──────── SUPPLIED INFORMATION
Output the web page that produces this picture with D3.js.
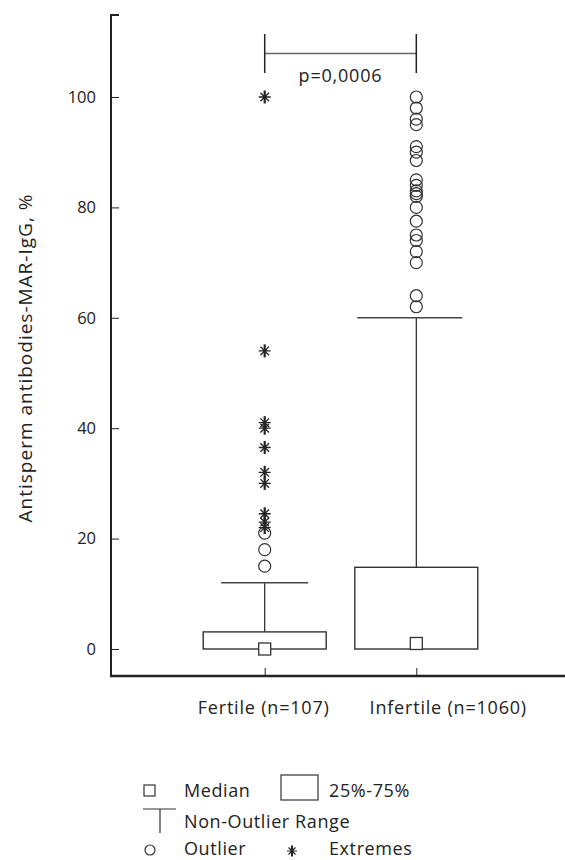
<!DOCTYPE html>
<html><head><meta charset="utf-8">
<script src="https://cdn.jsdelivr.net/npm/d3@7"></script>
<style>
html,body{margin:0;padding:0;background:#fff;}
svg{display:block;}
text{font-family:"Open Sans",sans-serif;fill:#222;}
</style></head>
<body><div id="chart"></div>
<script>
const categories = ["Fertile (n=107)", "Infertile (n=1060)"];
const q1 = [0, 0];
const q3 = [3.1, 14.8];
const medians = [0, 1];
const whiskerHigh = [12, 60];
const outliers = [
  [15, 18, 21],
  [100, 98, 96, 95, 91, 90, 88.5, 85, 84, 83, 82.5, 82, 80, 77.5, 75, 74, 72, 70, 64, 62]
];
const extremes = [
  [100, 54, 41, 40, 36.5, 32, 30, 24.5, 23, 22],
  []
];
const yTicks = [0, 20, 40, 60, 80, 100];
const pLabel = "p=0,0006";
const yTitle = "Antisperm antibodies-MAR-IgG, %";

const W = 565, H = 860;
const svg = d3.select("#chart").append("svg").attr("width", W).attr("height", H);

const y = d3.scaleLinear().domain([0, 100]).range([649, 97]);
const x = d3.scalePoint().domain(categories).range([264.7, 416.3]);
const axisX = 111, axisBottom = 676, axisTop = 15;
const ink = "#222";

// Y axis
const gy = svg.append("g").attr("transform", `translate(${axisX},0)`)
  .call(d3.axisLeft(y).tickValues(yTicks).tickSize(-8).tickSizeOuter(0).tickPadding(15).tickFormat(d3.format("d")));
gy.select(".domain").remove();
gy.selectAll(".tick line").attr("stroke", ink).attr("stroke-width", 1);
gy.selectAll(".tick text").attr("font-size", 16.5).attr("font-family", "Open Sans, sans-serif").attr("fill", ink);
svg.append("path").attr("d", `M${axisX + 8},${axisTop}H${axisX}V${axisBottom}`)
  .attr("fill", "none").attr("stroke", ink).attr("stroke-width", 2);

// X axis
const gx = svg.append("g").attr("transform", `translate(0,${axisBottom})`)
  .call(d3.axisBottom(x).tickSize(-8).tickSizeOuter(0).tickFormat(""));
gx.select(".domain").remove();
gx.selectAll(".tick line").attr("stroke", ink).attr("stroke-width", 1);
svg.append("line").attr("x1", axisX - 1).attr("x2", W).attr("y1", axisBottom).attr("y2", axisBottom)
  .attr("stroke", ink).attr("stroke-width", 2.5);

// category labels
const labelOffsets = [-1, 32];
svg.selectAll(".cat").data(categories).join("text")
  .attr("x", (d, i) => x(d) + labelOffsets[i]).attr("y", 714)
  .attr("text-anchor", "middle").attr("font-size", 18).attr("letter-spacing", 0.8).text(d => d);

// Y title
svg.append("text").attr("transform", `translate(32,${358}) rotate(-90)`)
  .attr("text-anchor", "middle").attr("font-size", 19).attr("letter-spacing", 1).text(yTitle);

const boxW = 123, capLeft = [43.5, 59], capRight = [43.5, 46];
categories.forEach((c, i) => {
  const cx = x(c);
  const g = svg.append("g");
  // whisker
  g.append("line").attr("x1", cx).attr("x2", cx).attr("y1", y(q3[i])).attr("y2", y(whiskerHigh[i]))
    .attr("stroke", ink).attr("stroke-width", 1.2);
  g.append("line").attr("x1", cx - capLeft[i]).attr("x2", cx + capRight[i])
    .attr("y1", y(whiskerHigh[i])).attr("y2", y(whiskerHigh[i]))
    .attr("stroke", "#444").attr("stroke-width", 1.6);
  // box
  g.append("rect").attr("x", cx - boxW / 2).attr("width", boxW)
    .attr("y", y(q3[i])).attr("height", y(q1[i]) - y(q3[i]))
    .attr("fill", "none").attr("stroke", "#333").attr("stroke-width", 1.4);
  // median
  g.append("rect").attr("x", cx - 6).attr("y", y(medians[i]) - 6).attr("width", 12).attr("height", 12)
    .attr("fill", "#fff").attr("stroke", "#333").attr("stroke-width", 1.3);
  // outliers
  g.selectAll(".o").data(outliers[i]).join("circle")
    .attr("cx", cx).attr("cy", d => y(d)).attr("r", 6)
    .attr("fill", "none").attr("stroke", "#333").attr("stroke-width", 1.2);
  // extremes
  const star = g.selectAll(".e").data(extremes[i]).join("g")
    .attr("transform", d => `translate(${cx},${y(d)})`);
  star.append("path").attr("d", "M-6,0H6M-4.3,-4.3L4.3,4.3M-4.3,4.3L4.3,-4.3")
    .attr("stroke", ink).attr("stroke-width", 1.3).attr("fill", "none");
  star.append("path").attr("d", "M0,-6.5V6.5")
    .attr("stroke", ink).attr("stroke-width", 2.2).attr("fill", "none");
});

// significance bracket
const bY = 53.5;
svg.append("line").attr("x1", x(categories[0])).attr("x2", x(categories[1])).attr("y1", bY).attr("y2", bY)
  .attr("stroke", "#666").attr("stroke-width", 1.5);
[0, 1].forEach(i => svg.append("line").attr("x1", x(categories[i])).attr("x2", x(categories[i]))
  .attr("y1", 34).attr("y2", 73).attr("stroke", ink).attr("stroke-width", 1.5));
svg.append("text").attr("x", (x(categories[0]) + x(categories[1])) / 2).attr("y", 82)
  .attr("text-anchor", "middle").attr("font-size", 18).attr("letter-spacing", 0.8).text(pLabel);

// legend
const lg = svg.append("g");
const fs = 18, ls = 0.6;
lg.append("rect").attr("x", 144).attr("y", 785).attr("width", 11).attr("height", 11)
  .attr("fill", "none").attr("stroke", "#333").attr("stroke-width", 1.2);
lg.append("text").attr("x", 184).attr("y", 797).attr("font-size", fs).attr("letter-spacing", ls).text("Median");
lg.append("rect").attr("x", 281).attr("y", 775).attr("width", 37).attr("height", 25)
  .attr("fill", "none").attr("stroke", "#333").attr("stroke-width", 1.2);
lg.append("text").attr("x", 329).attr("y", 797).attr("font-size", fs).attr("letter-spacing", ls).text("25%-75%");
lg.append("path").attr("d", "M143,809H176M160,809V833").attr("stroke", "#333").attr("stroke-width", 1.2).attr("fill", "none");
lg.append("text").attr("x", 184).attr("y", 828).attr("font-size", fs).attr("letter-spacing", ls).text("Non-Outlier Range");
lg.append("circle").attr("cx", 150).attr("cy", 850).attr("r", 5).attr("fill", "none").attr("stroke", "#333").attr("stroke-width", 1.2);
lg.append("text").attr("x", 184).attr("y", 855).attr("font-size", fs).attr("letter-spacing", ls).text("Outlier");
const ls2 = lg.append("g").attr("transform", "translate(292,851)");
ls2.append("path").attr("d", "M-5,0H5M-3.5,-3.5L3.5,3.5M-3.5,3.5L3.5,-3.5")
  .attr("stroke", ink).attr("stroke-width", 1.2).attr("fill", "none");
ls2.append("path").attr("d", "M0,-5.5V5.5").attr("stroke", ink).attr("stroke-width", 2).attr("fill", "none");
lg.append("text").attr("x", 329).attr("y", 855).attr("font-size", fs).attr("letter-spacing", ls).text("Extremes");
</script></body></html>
────────────────
Copy the data character for character, but drop all pictures from the copy.

● FINISHED ANSWER:
Output the web page that produces this picture with D3.js.
<!DOCTYPE html>
<html><head><meta charset="utf-8">
<script src="https://cdn.jsdelivr.net/npm/d3@7"></script>
<style>
html,body{margin:0;padding:0;background:#fff;}
svg{display:block;}
text{font-family:"Open Sans",sans-serif;fill:#222;}
</style></head>
<body><div id="chart"></div>
<script>
const categories = ["Fertile (n=107)", "Infertile (n=1060)"];
const q1 = [0, 0];
const q3 = [3.1, 14.8];
const medians = [0, 1];
const whiskerHigh = [12, 60];
const outliers = [
  [15, 18, 21],
  [100, 98, 96, 95, 91, 90, 88.5, 85, 84, 83, 82.5, 82, 80, 77.5, 75, 74, 72, 70, 64, 62]
];
const extremes = [
  [100, 54, 41, 40, 36.5, 32, 30, 24.5, 23, 22],
  []
];
const yTicks = [0, 20, 40, 60, 80, 100];
const pLabel = "p=0,0006";
const yTitle = "Antisperm antibodies-MAR-IgG, %";

const W = 565, H = 860;
const svg = d3.select("#chart").append("svg").attr("width", W).attr("height", H);

const y = d3.scaleLinear().domain([0, 100]).range([649, 97]);
const x = d3.scalePoint().domain(categories).range([264.7, 416.3]);
const axisX = 111, axisBottom = 676, axisTop = 15;
const ink = "#222";

// Y axis
const gy = svg.append("g").attr("transform", `translate(${axisX},0)`)
  .call(d3.axisLeft(y).tickValues(yTicks).tickSize(-8).tickSizeOuter(0).tickPadding(15).tickFormat(d3.format("d")));
gy.select(".domain").remove();
gy.selectAll(".tick line").attr("stroke", ink).attr("stroke-width", 1);
gy.selectAll(".tick text").attr("font-size", 16.5).attr("font-family", "Open Sans, sans-serif").attr("fill", ink);
svg.append("path").attr("d", `M${axisX + 8},${axisTop}H${axisX}V${axisBottom}`)
  .attr("fill", "none").attr("stroke", ink).attr("stroke-width", 2);

// X axis
const gx = svg.append("g").attr("transform", `translate(0,${axisBottom})`)
  .call(d3.axisBottom(x).tickSize(-8).tickSizeOuter(0).tickFormat(""));
gx.select(".domain").remove();
gx.selectAll(".tick line").attr("stroke", ink).attr("stroke-width", 1);
svg.append("line").attr("x1", axisX - 1).attr("x2", W).attr("y1", axisBottom).attr("y2", axisBottom)
  .attr("stroke", ink).attr("stroke-width", 2.5);

// category labels
const labelOffsets = [-1, 32];
svg.selectAll(".cat").data(categories).join("text")
  .attr("x", (d, i) => x(d) + labelOffsets[i]).attr("y", 714)
  .attr("text-anchor", "middle").attr("font-size", 18).attr("letter-spacing", 0.8).text(d => d);

// Y title
svg.append("text").attr("transform", `translate(32,${358}) rotate(-90)`)
  .attr("text-anchor", "middle").attr("font-size", 19).attr("letter-spacing", 1).text(yTitle);

const boxW = 123, capLeft = [43.5, 59], capRight = [43.5, 46];
categories.forEach((c, i) => {
  const cx = x(c);
  const g = svg.append("g");
  // whisker
  g.append("line").attr("x1", cx).attr("x2", cx).attr("y1", y(q3[i])).attr("y2", y(whiskerHigh[i]))
    .attr("stroke", ink).attr("stroke-width", 1.2);
  g.append("line").attr("x1", cx - capLeft[i]).attr("x2", cx + capRight[i])
    .attr("y1", y(whiskerHigh[i])).attr("y2", y(whiskerHigh[i]))
    .attr("stroke", "#444").attr("stroke-width", 1.6);
  // box
  g.append("rect").attr("x", cx - boxW / 2).attr("width", boxW)
    .attr("y", y(q3[i])).attr("height", y(q1[i]) - y(q3[i]))
    .attr("fill", "none").attr("stroke", "#333").attr("stroke-width", 1.4);
  // median
  g.append("rect").attr("x", cx - 6).attr("y", y(medians[i]) - 6).attr("width", 12).attr("height", 12)
    .attr("fill", "#fff").attr("stroke", "#333").attr("stroke-width", 1.3);
  // outliers
  g.selectAll(".o").data(outliers[i]).join("circle")
    .attr("cx", cx).attr("cy", d => y(d)).attr("r", 6)
    .attr("fill", "none").attr("stroke", "#333").attr("stroke-width", 1.2);
  // extremes
  const star = g.selectAll(".e").data(extremes[i]).join("g")
    .attr("transform", d => `translate(${cx},${y(d)})`);
  star.append("path").attr("d", "M-6,0H6M-4.3,-4.3L4.3,4.3M-4.3,4.3L4.3,-4.3")
    .attr("stroke", ink).attr("stroke-width", 1.3).attr("fill", "none");
  star.append("path").attr("d", "M0,-6.5V6.5")
    .attr("stroke", ink).attr("stroke-width", 2.2).attr("fill", "none");
});

// significance bracket
const bY = 53.5;
svg.append("line").attr("x1", x(categories[0])).attr("x2", x(categories[1])).attr("y1", bY).attr("y2", bY)
  .attr("stroke", "#666").attr("stroke-width", 1.5);
[0, 1].forEach(i => svg.append("line").attr("x1", x(categories[i])).attr("x2", x(categories[i]))
  .attr("y1", 34).attr("y2", 73).attr("stroke", ink).attr("stroke-width", 1.5));
svg.append("text").attr("x", (x(categories[0]) + x(categories[1])) / 2).attr("y", 82)
  .attr("text-anchor", "middle").attr("font-size", 18).attr("letter-spacing", 0.8).text(pLabel);

// legend
const lg = svg.append("g");
const fs = 18, ls = 0.6;
lg.append("rect").attr("x", 144).attr("y", 785).attr("width", 11).attr("height", 11)
  .attr("fill", "none").attr("stroke", "#333").attr("stroke-width", 1.2);
lg.append("text").attr("x", 184).attr("y", 797).attr("font-size", fs).attr("letter-spacing", ls).text("Median");
lg.append("rect").attr("x", 281).attr("y", 775).attr("width", 37).attr("height", 25)
  .attr("fill", "none").attr("stroke", "#333").attr("stroke-width", 1.2);
lg.append("text").attr("x", 329).attr("y", 797).attr("font-size", fs).attr("letter-spacing", ls).text("25%-75%");
lg.append("path").attr("d", "M143,809H176M160,809V833").attr("stroke", "#333").attr("stroke-width", 1.2).attr("fill", "none");
lg.append("text").attr("x", 184).attr("y", 828).attr("font-size", fs).attr("letter-spacing", ls).text("Non-Outlier Range");
lg.append("circle").attr("cx", 150).attr("cy", 850).attr("r", 5).attr("fill", "none").attr("stroke", "#333").attr("stroke-width", 1.2);
lg.append("text").attr("x", 184).attr("y", 855).attr("font-size", fs).attr("letter-spacing", ls).text("Outlier");
const ls2 = lg.append("g").attr("transform", "translate(292,851)");
ls2.append("path").attr("d", "M-5,0H5M-3.5,-3.5L3.5,3.5M-3.5,3.5L3.5,-3.5")
  .attr("stroke", ink).attr("stroke-width", 1.2).attr("fill", "none");
ls2.append("path").attr("d", "M0,-5.5V5.5").attr("stroke", ink).attr("stroke-width", 2).attr("fill", "none");
lg.append("text").attr("x", 329).attr("y", 855).attr("font-size", fs).attr("letter-spacing", ls).text("Extremes");
</script></body></html>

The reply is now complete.